• [Directive] Nothing outside the range is to be copied. From the entries below, reproduce exactly the lines starting at the one with "Rebuild this chart" and ending at the one with "from matplotlib.ticker import FuncFormatter", without pictures.

• [Stored data]
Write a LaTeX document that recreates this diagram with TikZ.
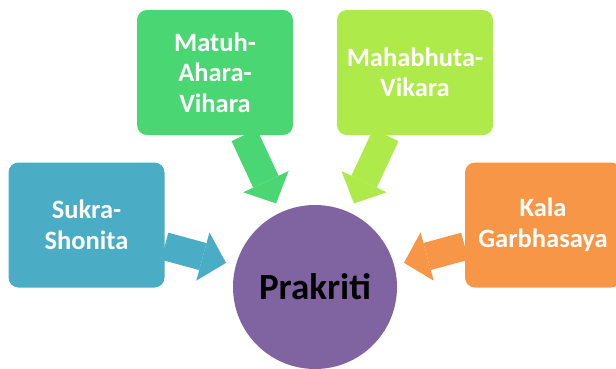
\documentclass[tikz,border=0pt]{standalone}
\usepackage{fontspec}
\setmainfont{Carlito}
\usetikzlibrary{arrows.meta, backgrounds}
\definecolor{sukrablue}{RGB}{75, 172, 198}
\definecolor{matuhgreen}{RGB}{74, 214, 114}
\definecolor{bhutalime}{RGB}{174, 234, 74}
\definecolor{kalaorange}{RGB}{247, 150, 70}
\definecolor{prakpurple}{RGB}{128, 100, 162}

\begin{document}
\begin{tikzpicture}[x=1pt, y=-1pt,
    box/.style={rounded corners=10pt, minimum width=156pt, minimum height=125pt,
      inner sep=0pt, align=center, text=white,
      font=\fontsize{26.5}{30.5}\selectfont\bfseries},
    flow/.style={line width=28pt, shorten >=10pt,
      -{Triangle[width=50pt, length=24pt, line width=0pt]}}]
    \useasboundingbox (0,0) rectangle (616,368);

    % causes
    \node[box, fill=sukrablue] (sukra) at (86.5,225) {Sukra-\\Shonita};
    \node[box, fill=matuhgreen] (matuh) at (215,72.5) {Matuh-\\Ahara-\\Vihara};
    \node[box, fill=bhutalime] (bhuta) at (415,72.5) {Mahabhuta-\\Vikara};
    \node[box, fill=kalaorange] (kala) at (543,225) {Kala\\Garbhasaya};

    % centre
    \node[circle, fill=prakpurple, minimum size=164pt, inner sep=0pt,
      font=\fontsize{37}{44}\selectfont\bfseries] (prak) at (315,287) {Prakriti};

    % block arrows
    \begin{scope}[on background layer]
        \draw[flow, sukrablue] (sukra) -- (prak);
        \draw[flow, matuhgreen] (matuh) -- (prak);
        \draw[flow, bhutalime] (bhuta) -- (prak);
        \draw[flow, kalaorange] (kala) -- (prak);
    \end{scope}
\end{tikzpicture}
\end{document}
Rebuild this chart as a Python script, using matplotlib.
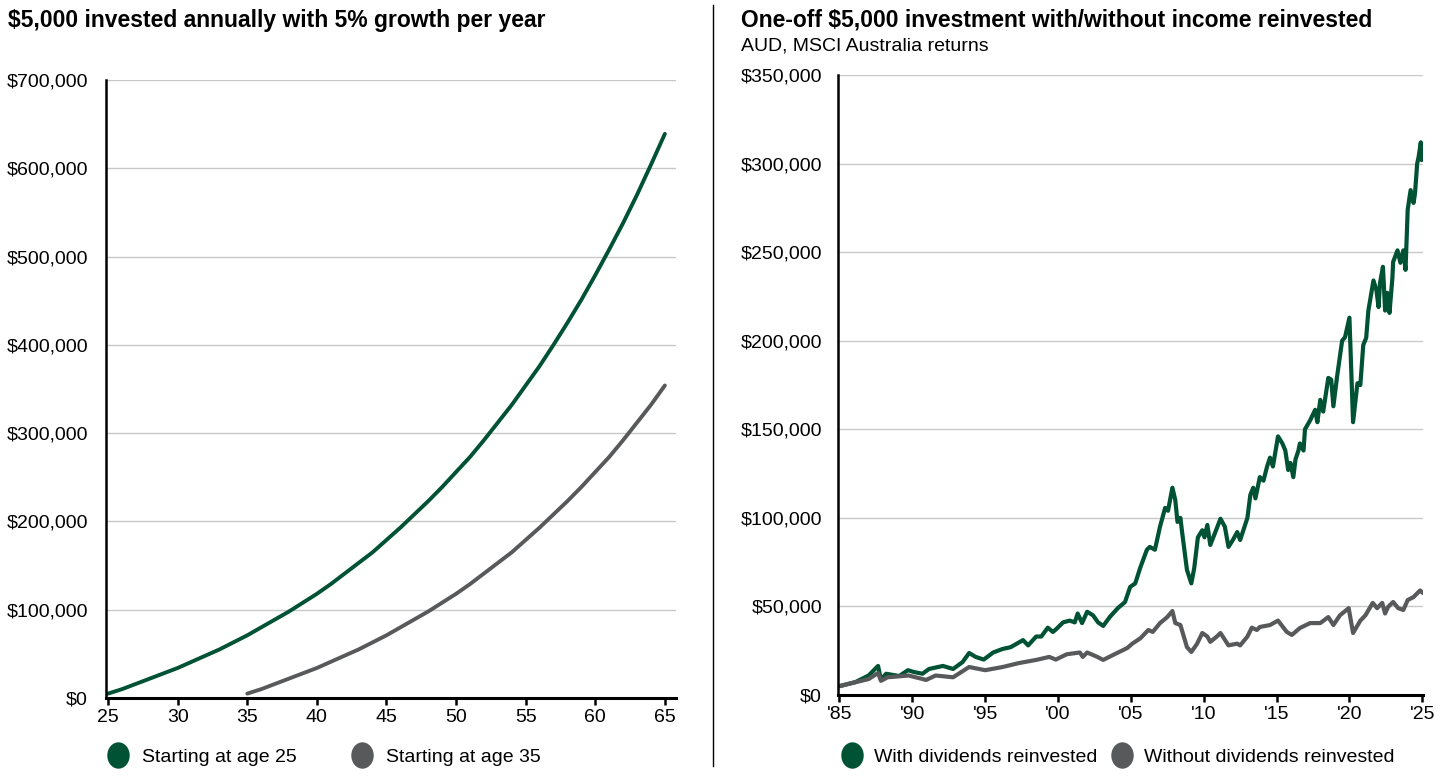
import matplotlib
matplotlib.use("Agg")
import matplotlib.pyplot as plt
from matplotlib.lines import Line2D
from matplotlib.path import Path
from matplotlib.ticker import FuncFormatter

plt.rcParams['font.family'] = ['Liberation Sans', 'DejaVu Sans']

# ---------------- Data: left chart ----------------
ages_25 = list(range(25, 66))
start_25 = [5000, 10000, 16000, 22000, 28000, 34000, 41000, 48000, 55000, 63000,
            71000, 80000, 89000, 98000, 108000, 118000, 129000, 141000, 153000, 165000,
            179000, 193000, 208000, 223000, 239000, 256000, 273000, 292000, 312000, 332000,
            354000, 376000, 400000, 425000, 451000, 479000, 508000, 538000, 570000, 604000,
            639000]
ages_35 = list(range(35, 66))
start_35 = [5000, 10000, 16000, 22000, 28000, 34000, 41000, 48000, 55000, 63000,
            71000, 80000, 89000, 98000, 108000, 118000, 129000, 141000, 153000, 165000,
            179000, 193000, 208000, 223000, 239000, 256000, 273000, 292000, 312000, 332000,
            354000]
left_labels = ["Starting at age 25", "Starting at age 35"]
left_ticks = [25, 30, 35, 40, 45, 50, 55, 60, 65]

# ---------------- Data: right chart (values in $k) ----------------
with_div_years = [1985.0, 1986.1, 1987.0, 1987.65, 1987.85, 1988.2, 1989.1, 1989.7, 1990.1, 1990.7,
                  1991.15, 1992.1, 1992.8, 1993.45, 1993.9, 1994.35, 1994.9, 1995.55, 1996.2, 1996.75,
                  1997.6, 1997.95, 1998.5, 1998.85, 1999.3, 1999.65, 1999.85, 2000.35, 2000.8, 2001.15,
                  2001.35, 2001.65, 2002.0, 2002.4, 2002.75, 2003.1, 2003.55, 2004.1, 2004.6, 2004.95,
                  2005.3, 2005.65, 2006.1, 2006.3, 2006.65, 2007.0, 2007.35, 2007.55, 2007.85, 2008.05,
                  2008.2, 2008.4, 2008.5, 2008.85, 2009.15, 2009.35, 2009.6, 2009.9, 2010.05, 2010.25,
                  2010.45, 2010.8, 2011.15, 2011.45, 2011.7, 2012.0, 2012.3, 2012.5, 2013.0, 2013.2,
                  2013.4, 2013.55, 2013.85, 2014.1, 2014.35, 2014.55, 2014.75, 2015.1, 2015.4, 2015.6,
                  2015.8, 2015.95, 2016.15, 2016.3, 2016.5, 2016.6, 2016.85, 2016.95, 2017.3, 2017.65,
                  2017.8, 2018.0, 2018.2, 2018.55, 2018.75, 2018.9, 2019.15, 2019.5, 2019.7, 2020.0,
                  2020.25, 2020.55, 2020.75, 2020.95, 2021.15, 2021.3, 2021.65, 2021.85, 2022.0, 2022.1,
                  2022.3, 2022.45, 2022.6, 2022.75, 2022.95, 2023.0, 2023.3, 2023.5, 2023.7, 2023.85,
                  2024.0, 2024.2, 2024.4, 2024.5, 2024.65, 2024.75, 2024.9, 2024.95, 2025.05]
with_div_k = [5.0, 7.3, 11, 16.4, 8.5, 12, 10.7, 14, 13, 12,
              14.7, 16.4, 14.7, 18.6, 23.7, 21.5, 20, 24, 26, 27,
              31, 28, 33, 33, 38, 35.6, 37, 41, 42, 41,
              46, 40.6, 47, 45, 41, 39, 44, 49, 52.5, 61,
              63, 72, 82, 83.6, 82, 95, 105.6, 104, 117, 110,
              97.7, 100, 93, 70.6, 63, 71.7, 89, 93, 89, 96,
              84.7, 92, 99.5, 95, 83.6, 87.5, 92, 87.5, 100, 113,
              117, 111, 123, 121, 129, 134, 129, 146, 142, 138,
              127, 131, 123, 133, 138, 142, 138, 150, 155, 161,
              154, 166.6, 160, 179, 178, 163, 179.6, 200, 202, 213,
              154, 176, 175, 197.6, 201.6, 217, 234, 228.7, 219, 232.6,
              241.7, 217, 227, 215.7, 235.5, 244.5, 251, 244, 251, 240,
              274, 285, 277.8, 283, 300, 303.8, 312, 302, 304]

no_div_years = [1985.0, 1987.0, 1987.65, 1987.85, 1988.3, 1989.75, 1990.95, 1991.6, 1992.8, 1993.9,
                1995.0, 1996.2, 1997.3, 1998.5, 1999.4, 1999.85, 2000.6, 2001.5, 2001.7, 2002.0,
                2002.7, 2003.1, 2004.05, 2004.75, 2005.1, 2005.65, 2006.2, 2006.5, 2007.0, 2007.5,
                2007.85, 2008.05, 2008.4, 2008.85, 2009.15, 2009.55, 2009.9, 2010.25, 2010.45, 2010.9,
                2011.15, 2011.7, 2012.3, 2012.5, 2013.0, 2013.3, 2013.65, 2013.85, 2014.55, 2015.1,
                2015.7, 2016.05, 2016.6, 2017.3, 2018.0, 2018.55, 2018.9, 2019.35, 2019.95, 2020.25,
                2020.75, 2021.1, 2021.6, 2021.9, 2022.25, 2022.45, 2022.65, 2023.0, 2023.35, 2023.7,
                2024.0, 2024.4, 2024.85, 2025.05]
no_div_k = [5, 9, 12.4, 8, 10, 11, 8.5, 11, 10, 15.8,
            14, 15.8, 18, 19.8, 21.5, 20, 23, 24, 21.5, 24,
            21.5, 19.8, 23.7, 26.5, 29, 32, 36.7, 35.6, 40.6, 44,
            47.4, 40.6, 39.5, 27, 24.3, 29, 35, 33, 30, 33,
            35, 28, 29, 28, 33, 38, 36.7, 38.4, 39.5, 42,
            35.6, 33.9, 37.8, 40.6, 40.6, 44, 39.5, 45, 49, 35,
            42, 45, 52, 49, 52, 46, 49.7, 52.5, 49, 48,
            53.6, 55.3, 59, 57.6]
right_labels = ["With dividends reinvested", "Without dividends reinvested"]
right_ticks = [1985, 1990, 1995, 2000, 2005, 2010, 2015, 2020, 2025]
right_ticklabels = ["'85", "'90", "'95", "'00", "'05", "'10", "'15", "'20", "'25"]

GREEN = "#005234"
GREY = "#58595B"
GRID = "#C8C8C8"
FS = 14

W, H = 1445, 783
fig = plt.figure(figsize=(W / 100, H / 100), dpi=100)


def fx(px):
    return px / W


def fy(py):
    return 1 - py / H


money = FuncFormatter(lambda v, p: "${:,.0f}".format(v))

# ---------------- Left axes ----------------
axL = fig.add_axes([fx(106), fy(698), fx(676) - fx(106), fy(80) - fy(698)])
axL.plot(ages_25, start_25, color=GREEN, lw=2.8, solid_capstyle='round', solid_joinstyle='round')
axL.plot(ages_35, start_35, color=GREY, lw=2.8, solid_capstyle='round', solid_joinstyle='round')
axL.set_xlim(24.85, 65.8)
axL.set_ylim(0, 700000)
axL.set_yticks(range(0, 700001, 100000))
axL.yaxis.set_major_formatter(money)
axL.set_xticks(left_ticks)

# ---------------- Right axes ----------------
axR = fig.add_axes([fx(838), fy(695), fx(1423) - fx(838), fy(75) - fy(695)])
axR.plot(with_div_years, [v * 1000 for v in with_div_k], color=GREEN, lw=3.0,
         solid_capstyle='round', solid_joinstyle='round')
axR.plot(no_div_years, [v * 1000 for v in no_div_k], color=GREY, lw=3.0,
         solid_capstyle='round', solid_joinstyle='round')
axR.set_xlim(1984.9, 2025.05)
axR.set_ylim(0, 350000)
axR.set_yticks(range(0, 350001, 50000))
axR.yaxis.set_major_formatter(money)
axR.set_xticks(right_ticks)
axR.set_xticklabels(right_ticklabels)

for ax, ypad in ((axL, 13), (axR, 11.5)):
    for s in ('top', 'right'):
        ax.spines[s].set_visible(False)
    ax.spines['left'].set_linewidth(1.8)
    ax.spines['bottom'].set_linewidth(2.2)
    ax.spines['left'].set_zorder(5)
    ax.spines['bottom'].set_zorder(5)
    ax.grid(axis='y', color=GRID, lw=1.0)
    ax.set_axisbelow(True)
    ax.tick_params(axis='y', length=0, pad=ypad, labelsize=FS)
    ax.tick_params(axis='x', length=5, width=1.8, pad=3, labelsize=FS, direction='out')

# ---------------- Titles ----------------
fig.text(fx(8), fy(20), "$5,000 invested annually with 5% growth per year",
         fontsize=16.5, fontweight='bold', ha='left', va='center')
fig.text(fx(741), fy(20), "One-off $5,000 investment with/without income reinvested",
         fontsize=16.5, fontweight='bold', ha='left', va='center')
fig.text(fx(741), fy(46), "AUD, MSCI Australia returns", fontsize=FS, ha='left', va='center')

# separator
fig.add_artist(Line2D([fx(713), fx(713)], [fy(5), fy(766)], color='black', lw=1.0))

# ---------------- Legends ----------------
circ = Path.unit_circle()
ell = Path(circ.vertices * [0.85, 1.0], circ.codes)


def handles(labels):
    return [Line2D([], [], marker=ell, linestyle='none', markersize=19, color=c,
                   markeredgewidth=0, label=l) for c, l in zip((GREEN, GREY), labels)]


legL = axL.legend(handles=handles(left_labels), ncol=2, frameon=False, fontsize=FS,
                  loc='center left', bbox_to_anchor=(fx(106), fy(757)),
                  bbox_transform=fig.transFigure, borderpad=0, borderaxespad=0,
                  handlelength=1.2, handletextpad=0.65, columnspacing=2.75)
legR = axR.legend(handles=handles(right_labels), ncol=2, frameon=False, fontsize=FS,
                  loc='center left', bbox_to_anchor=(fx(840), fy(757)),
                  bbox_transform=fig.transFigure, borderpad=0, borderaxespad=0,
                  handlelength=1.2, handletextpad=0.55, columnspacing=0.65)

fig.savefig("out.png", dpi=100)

• [The answer]
Rebuild this chart as a Python script, using matplotlib.
import matplotlib
matplotlib.use("Agg")
import matplotlib.pyplot as plt
from matplotlib.lines import Line2D
from matplotlib.path import Path
from matplotlib.ticker import FuncFormatter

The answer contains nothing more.